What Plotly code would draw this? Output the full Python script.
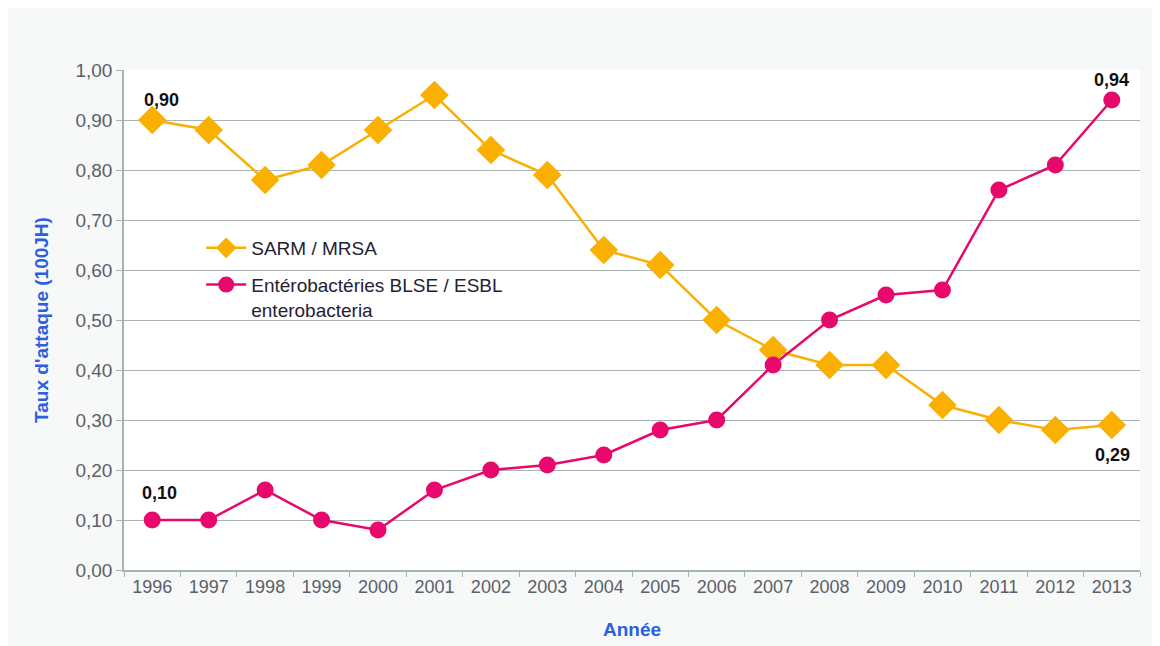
import plotly.graph_objects as go

years = ["1996", "1997", "1998", "1999", "2000", "2001", "2002", "2003", "2004",
         "2005", "2006", "2007", "2008", "2009", "2010", "2011", "2012", "2013"]
sarm = [0.90, 0.88, 0.78, 0.81, 0.88, 0.95, 0.84, 0.79, 0.64,
        0.61, 0.50, 0.44, 0.41, 0.41, 0.33, 0.30, 0.28, 0.29]
esbl = [0.10, 0.10, 0.16, 0.10, 0.08, 0.16, 0.20, 0.21, 0.23,
        0.28, 0.30, 0.41, 0.50, 0.55, 0.56, 0.76, 0.81, 0.94]
y_ticks = [0.0, 0.1, 0.2, 0.3, 0.4, 0.5, 0.6, 0.7, 0.8, 0.9, 1.0]

ORANGE = "#f9b000"
PINK = "#e8086c"
BLUE = "#2a5fe0"
GRID = "#a8b4b4"
FONT = "Arial, Liberation Sans, sans-serif"

def fmt(v):
    return f"{v:.2f}".replace(".", ",")

fig = go.Figure()
fig.add_trace(go.Scatter(
    x=years, y=sarm, mode="lines+markers", name="SARM / MRSA",
    legendgroup="sarm",
    line=dict(color=ORANGE, width=2.5),
    marker=dict(symbol="diamond", size=22, color=ORANGE),
))
fig.add_trace(go.Scatter(
    x=years, y=esbl, mode="lines+markers",
    name="Entérobactéries BLSE / ESBL<br>enterobacteria",
    legendgroup="esbl",
    line=dict(color=PINK, width=2.5),
    marker=dict(symbol="circle", size=17, color=PINK),
))

ann_font = dict(family=FONT, size=18, color="#111111")
last = len(years) - 1
labels = [
    (0, sarm[0], 9, 20),
    (0, esbl[0], 7, 27),
    (last, esbl[last], 0, 20),
    (last, sarm[last], 1, -30),
]
for xi, y, dx, dy in labels:
    fig.add_annotation(
        x=xi, y=y, xref="x", yref="y", text=f"<b>{fmt(y)}</b>", showarrow=False,
        xshift=dx, yshift=dy, font=ann_font,
    )

fig.update_layout(
    width=1144, height=638,
    margin=dict(l=116, r=12, t=62, b=76),
    paper_bgcolor="#f7f8f8",
    plot_bgcolor="#ffffff",
    separators=", ",
    font=dict(family=FONT, size=18, color="#5a5f6a"),
    showlegend=True,
    legend=dict(
        x=0.076, y=0.682, xanchor="left", yanchor="top",
        bgcolor="rgba(0,0,0,0)", valign="top",
        font=dict(family=FONT, size=19, color="#222233"),
        tracegroupgap=9, itemwidth=40,
    ),
    xaxis=dict(
        type="category", range=[-0.5, 17.5],
        showline=True, linecolor=GRID, linewidth=1.5,
        ticks="outside", tickson="boundaries", ticklen=5, tickcolor=GRID,
        showgrid=False, automargin=False,
        tickfont=dict(size=18),
        title=dict(text="<b>Année</b>", font=dict(color=BLUE, size=19), standoff=26),
    ),
    yaxis=dict(
        range=[0, 1.0], tickvals=y_ticks, tickformat=".2f",
        showline=True, linecolor=GRID, linewidth=1.5,
        ticks="outside", ticklen=6, tickcolor=GRID,
        showgrid=True, gridcolor=GRID, gridwidth=1.2,
        zeroline=False, automargin=False,
        tickfont=dict(size=19),
        title=dict(text="<b>Taux d'attaque (100JH)</b>", font=dict(color=BLUE, size=19), standoff=22),
    ),
)

fig.write_html("out.html")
_ _ _ _ _
TO BE DONE: Copy the listing word for word, excluding its pictures.

THE REPLY:
What Plotly code would draw this? Output the full Python script.
import plotly.graph_objects as go

years = ["1996", "1997", "1998", "1999", "2000", "2001", "2002", "2003", "2004",
         "2005", "2006", "2007", "2008", "2009", "2010", "2011", "2012", "2013"]
sarm = [0.90, 0.88, 0.78, 0.81, 0.88, 0.95, 0.84, 0.79, 0.64,
        0.61, 0.50, 0.44, 0.41, 0.41, 0.33, 0.30, 0.28, 0.29]
esbl = [0.10, 0.10, 0.16, 0.10, 0.08, 0.16, 0.20, 0.21, 0.23,
        0.28, 0.30, 0.41, 0.50, 0.55, 0.56, 0.76, 0.81, 0.94]
y_ticks = [0.0, 0.1, 0.2, 0.3, 0.4, 0.5, 0.6, 0.7, 0.8, 0.9, 1.0]

ORANGE = "#f9b000"
PINK = "#e8086c"
BLUE = "#2a5fe0"
GRID = "#a8b4b4"
FONT = "Arial, Liberation Sans, sans-serif"

def fmt(v):
    return f"{v:.2f}".replace(".", ",")

fig = go.Figure()
fig.add_trace(go.Scatter(
    x=years, y=sarm, mode="lines+markers", name="SARM / MRSA",
    legendgroup="sarm",
    line=dict(color=ORANGE, width=2.5),
    marker=dict(symbol="diamond", size=22, color=ORANGE),
))
fig.add_trace(go.Scatter(
    x=years, y=esbl, mode="lines+markers",
    name="Entérobactéries BLSE / ESBL<br>enterobacteria",
    legendgroup="esbl",
    line=dict(color=PINK, width=2.5),
    marker=dict(symbol="circle", size=17, color=PINK),
))

ann_font = dict(family=FONT, size=18, color="#111111")
last = len(years) - 1
labels = [
    (0, sarm[0], 9, 20),
    (0, esbl[0], 7, 27),
    (last, esbl[last], 0, 20),
    (last, sarm[last], 1, -30),
]
for xi, y, dx, dy in labels:
    fig.add_annotation(
        x=xi, y=y, xref="x", yref="y", text=f"<b>{fmt(y)}</b>", showarrow=False,
        xshift=dx, yshift=dy, font=ann_font,
    )

fig.update_layout(
    width=1144, height=638,
    margin=dict(l=116, r=12, t=62, b=76),
    paper_bgcolor="#f7f8f8",
    plot_bgcolor="#ffffff",
    separators=", ",
    font=dict(family=FONT, size=18, color="#5a5f6a"),
    showlegend=True,
    legend=dict(
        x=0.076, y=0.682, xanchor="left", yanchor="top",
        bgcolor="rgba(0,0,0,0)", valign="top",
        font=dict(family=FONT, size=19, color="#222233"),
        tracegroupgap=9, itemwidth=40,
    ),
    xaxis=dict(
        type="category", range=[-0.5, 17.5],
        showline=True, linecolor=GRID, linewidth=1.5,
        ticks="outside", tickson="boundaries", ticklen=5, tickcolor=GRID,
        showgrid=False, automargin=False,
        tickfont=dict(size=18),
        title=dict(text="<b>Année</b>", font=dict(color=BLUE, size=19), standoff=26),
    ),
    yaxis=dict(
        range=[0, 1.0], tickvals=y_ticks, tickformat=".2f",
        showline=True, linecolor=GRID, linewidth=1.5,
        ticks="outside", ticklen=6, tickcolor=GRID,
        showgrid=True, gridcolor=GRID, gridwidth=1.2,
        zeroline=False, automargin=False,
        tickfont=dict(size=19),
        title=dict(text="<b>Taux d'attaque (100JH)</b>", font=dict(color=BLUE, size=19), standoff=22),
    ),
)

fig.write_html("out.html")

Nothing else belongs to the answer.